:: Exercise details ::
Print exactly the lines from the first one down to the line containing "import pandas as pd", both ends included, with no pictures and nothing else.

++++++++++++++++++++

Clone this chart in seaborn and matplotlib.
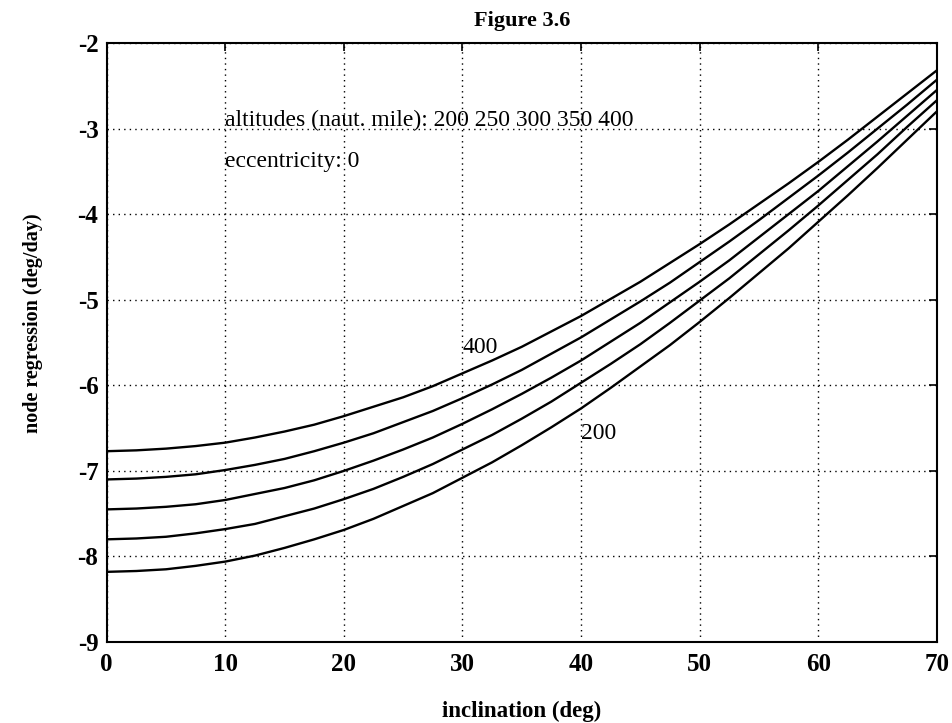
import matplotlib
matplotlib.use("Agg")
import matplotlib.pyplot as plt
import seaborn as sns
import pandas as pd

# Inclination grid (deg) and node regression rate (deg/day) per altitude
inclination = [0, 2.5, 5, 7.5, 10, 12.5, 15, 17.5, 20, 22.5, 25, 27.5, 30, 32.5, 35,
               37.5, 40, 42.5, 45, 47.5, 50, 52.5, 55, 57.5, 60, 62.5, 65, 67.5, 70]
alt_200 = [-8.18, -8.17, -8.15, -8.11, -8.06, -7.99, -7.90, -7.80, -7.69, -7.56, -7.41, -7.26,
           -7.08, -6.90, -6.70, -6.49, -6.27, -6.03, -5.78, -5.53, -5.26, -4.98, -4.69, -4.40,
           -4.09, -3.78, -3.46, -3.13, -2.80]
alt_250 = [-7.80, -7.79, -7.77, -7.73, -7.68, -7.62, -7.53, -7.44, -7.33, -7.21, -7.07, -6.92,
           -6.75, -6.58, -6.39, -6.19, -5.97, -5.75, -5.52, -5.27, -5.01, -4.75, -4.47, -4.19,
           -3.90, -3.60, -3.30, -2.98, -2.67]
alt_300 = [-7.45, -7.44, -7.42, -7.39, -7.34, -7.27, -7.20, -7.11, -7.00, -6.88, -6.75, -6.61,
           -6.45, -6.28, -6.10, -5.91, -5.71, -5.49, -5.27, -5.03, -4.79, -4.54, -4.27, -4.00,
           -3.73, -3.44, -3.15, -2.85, -2.55]
alt_350 = [-7.10, -7.09, -7.07, -7.04, -6.99, -6.93, -6.86, -6.77, -6.67, -6.56, -6.43, -6.30,
           -6.15, -5.99, -5.82, -5.63, -5.44, -5.23, -5.02, -4.80, -4.56, -4.32, -4.07, -3.81,
           -3.55, -3.28, -3.00, -2.72, -2.43]
alt_400 = [-6.77, -6.76, -6.74, -6.71, -6.67, -6.61, -6.54, -6.46, -6.36, -6.25, -6.14, -6.01,
           -5.86, -5.71, -5.55, -5.37, -5.19, -4.99, -4.79, -4.57, -4.35, -4.12, -3.88, -3.64,
           -3.39, -3.13, -2.86, -2.59, -2.32]
altitudes = [200, 250, 300, 350, 400]
x_ticks = [0, 10, 20, 30, 40, 50, 60, 70]
y_ticks = [-9, -8, -7, -6, -5, -4, -3, -2]

series = [alt_200, alt_250, alt_300, alt_350, alt_400]
df = pd.DataFrame(
    [(inc, alt, val) for alt, vals in zip(altitudes, series) for inc, val in zip(inclination, vals)],
    columns=["inclination", "altitude", "rate"],
)

sns.set_style("white")
plt.rcParams["font.family"] = ["Liberation Serif", "DejaVu Serif"]
plt.rcParams["text.color"] = "black"
plt.rcParams["axes.labelcolor"] = "black"
plt.rcParams["xtick.color"] = "black"
plt.rcParams["ytick.color"] = "black"

fig = plt.figure(figsize=(9.53, 7.23), dpi=100)
ax = fig.add_axes([0.112, 0.112, 0.871, 0.8285])

sns.lineplot(data=df, x="inclination", y="rate", hue="altitude",
             palette=["black"] * 5, linewidth=1.7, legend=False, ax=ax)

ax.set_xlim(0, 70)
ax.set_ylim(-9, -2)
ax.set_xticks(x_ticks)
ax.set_yticks(y_ticks)
ax.set_xticklabels([str(t) for t in x_ticks], fontsize=18, fontweight="bold")
ax.set_yticklabels([str(t) for t in y_ticks], fontsize=18, fontweight="bold")
ax.tick_params(direction="in", length=6, width=1.2, top=True, right=True,
               colors="black", pad=6)
ax.tick_params(axis="x", pad=8)
ax.grid(True, linestyle=(0, (1, 3)), color="black", linewidth=1.0)
for s in ax.spines.values():
    s.set_color("black")
    s.set_linewidth(1.5)

ax.set_xlabel("inclination (deg)", fontsize=16.5, fontweight="bold")
ax.xaxis.set_label_coords(0.5, -0.115)
ax.xaxis.label.set_va("center")
ax.set_ylabel("node regression (deg/day)", fontsize=14.5, fontweight="bold")
ax.yaxis.set_label_coords(-0.089, 0.533)
ax.yaxis.label.set_va("center")
ax.set_title("Figure 3.6", fontsize=16, fontweight="bold", pad=12)

ax.text(10, -2.9, "altitudes (naut. mile): 200 250 300 350 400", fontsize=17,
        va="center", ha="left")
ax.text(10, -3.39, "eccentricity: 0", fontsize=17, va="center", ha="left")
ax.text(30, -5.56, "400", fontsize=17, va="center", ha="left")
ax.text(40, -6.56, "200", fontsize=17, va="center", ha="left")

fig.savefig("out.png", dpi=100)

++++++++++++++++++++

:: Solution to this exercise ::
Clone this chart in seaborn and matplotlib.
import matplotlib
matplotlib.use("Agg")
import matplotlib.pyplot as plt
import seaborn as sns
import pandas as pd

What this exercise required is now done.